Harbor East in North Point includes two floors of retail space with tenants including Five Guys, Frites, Pacific Coffee, and Subway. The total land area ranges from about 9,600 square feet, with a gross floor plan of approximately 144,000 square feet.

“The purchase of the property for use as Hong Kong headquarters of the group via the acquisition demonstrates the group’s confidence in its business prospects in Hong Kong and marks the implementation of its plan to strengthen its business development internationally,” China’s biggest sportswear manufacturer said in a filing with the Hong Kong exchange late on December 10.

The property purchase comes at a challenging time in one of the world’s priciest property markets, particularly the office segment, facing record-high vacancy rates.

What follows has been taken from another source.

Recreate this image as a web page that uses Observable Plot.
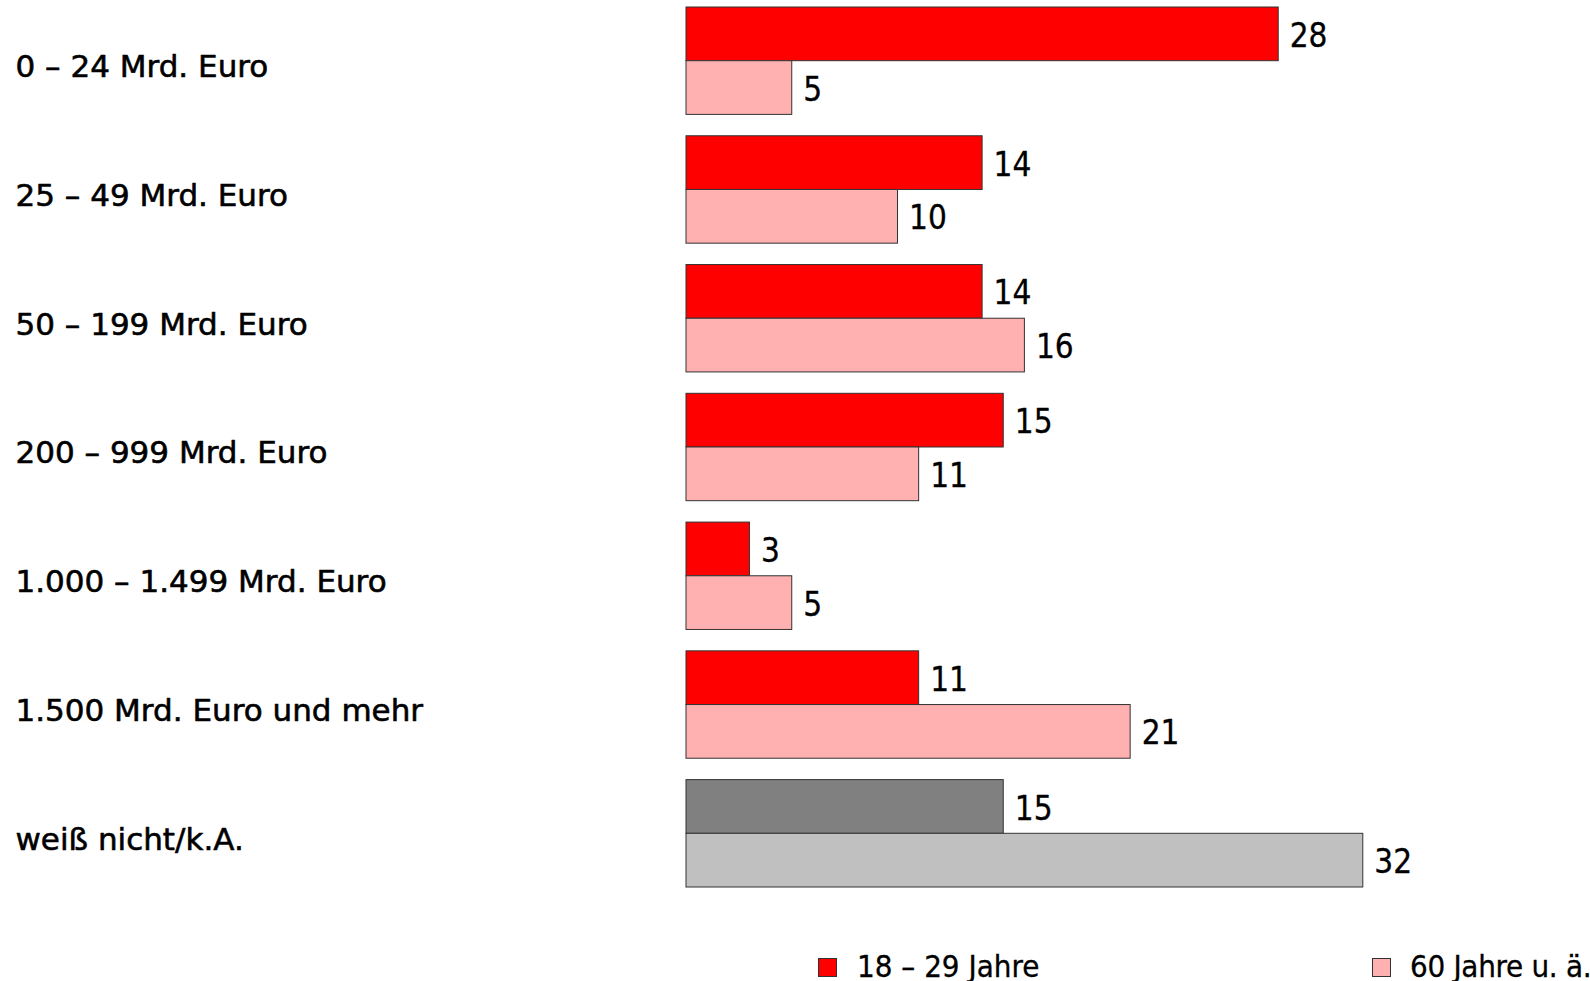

Shares of Li-Ning were down 14 percent on December 11 on the Stock Exchange of Hong Kong with Bloomberg reporting “some analysts saying the move was not the best use of capital.”

On December 12, Li-Ning announced plans to stock repurchase program for up to 263.6 million, or about 10 percent, of its shares. Li-Ning proposes to use up to HK$3 billion in funds to repurchase shares under the share repurchase plan.

Li-Ning stated, “While the Board has full confidence in the business prospects and long-term growth of the group, it considers that the current share price of the company is below its intrinsic actual value.”

Li-Ning’s shares are down nearly three-quarters this year as recent third-quarter results missed expectations, with better performance by local rival Anta Sports Products and Nike showing signs of recovery in the region.